Insurance Europe is the European insurance and reinsurance federation. Through its 34 member bodies — the national insurance associations — Insurance Europe represents all types of insurance and reinsurance undertakings.
Its comprehensive annual report looked all the major issues facing the industry. It highlights the risks and dangers facing insurers after a welter of regulatory measures- 130 or more Commission initiatives in the past five years.
The report's foreward outlines the challenges:
'A sophisticated, risk-based regulatory regime that correctly reflects the financial strength of European insurers is something the industry and its customers can clearly support. Yet if the design or calibrations that underpin that sophisticated regime — Solvency II — are inappropriate, the damage to insurers and the economy could be immense. Insurance Europe has worked hard over the last year to contribute to solutions that ensure the regulation will provide the peace of mind that insurance customers need, while avoiding unnecessary costs for customers and without distorting financial markets and causing damage to fragile economies. Some important improvements were made to the Directive and we hope that the insurance industry’s comments are also taken into account in the final version of the delegated acts of the new legislation.
Likewise, it appears laudable to put forward legislative proposals intended to ensure that customers are provided with the information they need to be able to take an informed decision about which policy to buy. That is until all the proposals are put together and the result is buyers facing a bewildering mass of information that actually prevents them from seeing the important elements when choosing their products. Insurance Europe has worked hard to highlight the risk that consumers could be overburdened with information and that inconsistent or overlapping rules could be created. The federation will continue to oppose initiatives that discourage consumers from paying attention to key elements such as coverage, guarantees, exclusions and excesses.

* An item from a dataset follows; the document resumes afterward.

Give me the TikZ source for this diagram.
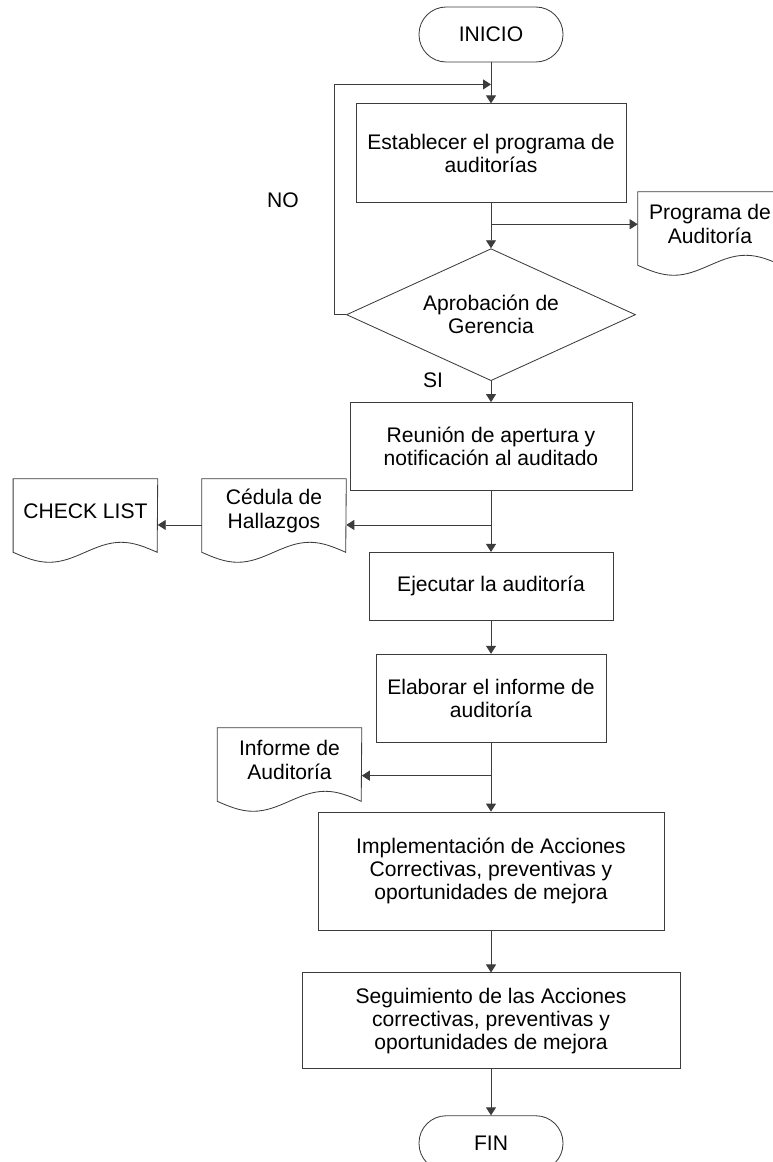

And in the broad reforms being proposed to the EU’s legal framework for data protection, we again see laudable aims — in this case harmonising legislation, strengthening individuals’ rights and reducing the administrative burden on businesses. Yet the broad reforms have been designed without considering their impact on specific sectors, such as insurers’ data-processing activities. Those activities lie at the core of insurance underwriting and risk assessment, so the legislative proposals could adversely affect the availability of insurance cover, to the detriment of consumers.

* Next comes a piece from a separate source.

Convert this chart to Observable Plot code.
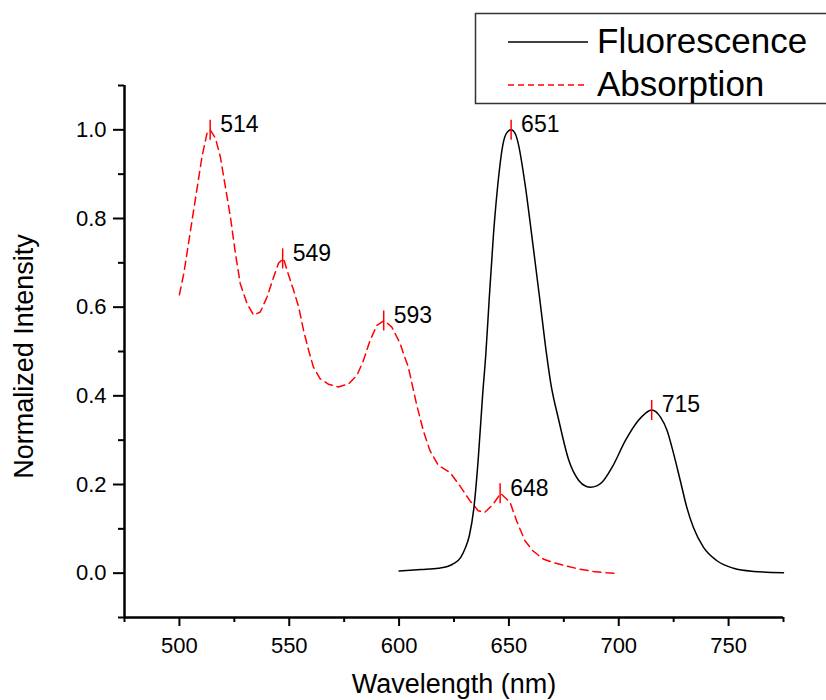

Elsewhere we have continued to see policymakers turning to proposals to make compulsory certain types of insurance — such as environmental liability cover or insolvency cover for airlines — to guarantee that everyone has insurance cover. Again, at first sight, this can appear to be the right solution, yet if the risks are too difficult to quantify and insure, mandatory cover can lead to a drop in insurance capacity and range, creating the opposite effect to that intended.

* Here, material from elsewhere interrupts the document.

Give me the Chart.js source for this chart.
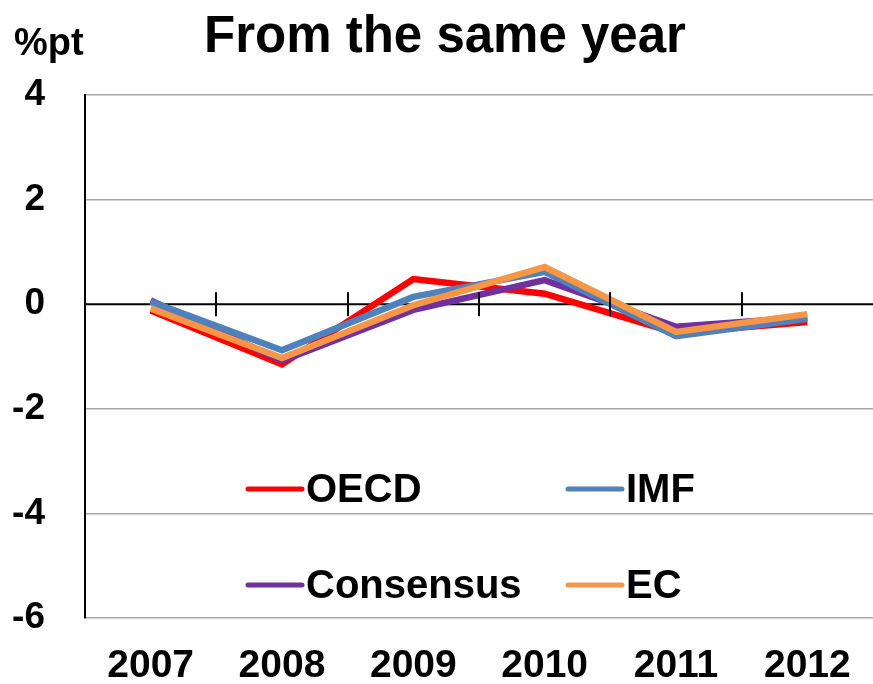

Finally, looking beyond the EU to international initiatives, in the ambitious plans of the Financial Stability Board and the International Association of Insurance Supervisors to create a set of international capital standards for insurers, we see a very tight timetable proposed. Here we are concerned that this timetable does not allow sufficient time for comprehensive impact assessments. If we think back to the development of Solvency II in Europe, the creation of that regulation — which was admittedly more detailed — included no less than six impact assessments and took far longer than the timetable set for these international standards. Insurance Europe also believes that something as important as international capital standards needs to be specifically created for the sector and cannot be copied from standards in other financial sectors.
It is clear from these examples, all of which are covered in more detail in this Annual Report, that the unintended consequences that legislative proposals can have on our industry can be due to a lack of information about how insurance works. Perhaps the biggest ongoing challenge faced by Insurance Europe is to increase understanding about the role of insurance, its benefits and how its unique business model works. In particular, we devote significant resources to explaining how that model differs substantially from those of other financial sectors, such as banking or the asset management industry, and why rules created for those other sectors cannot simply be copied and applied to insurance. If they are, unintended consequences are the result."